Event Sequencing and Concurrency Control in Distributed Payroll Automation Systems

Modern payroll automation systems increasingly rely on distributed, event-driven architectures to support scalability, organizational decoupling, and multi-jurisdictional complexity. While such architectures enable horizontal scaling and operational flexibility, they introduce fundamental challenges in event sequencing and concurrency control. Payroll workflows involve cumulative thresholds, legally binding financial outputs, retroactive adjustments, and cross-entity dependencies that require deterministic ordering and strict isolation. Delivery uncertainty, partition rebalancing, duplicate messages, and concurrent processing can compromise financial integrity if not addressed systematically.
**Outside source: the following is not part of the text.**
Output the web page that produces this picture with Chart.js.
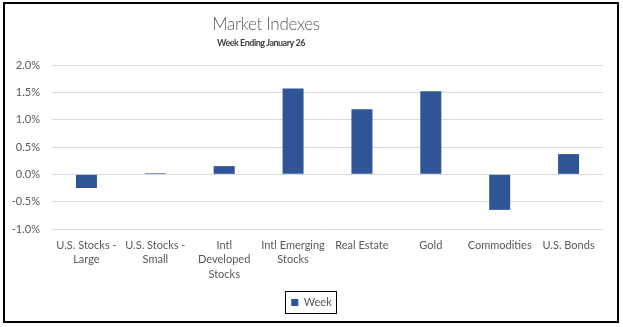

This paper examines event sequencing and concurrency control in distributed payroll automation systems from an algorithmic and architectural perspective. It proposes identity-based partitioning, deterministic state transitions, isolation boundaries, replay-safe event handling, and coordinated sequencing for cross-entity operations. By integrating distributed systems theory with payroll-specific financial invariants, the study advances a design framework that preserves correctness under parallel execution and infrastructure variability. The resulting model supports audit-grade traceability, temporal consistency, and high-volume enterprise payroll processing without reliance on global locking or centralized transaction coordination.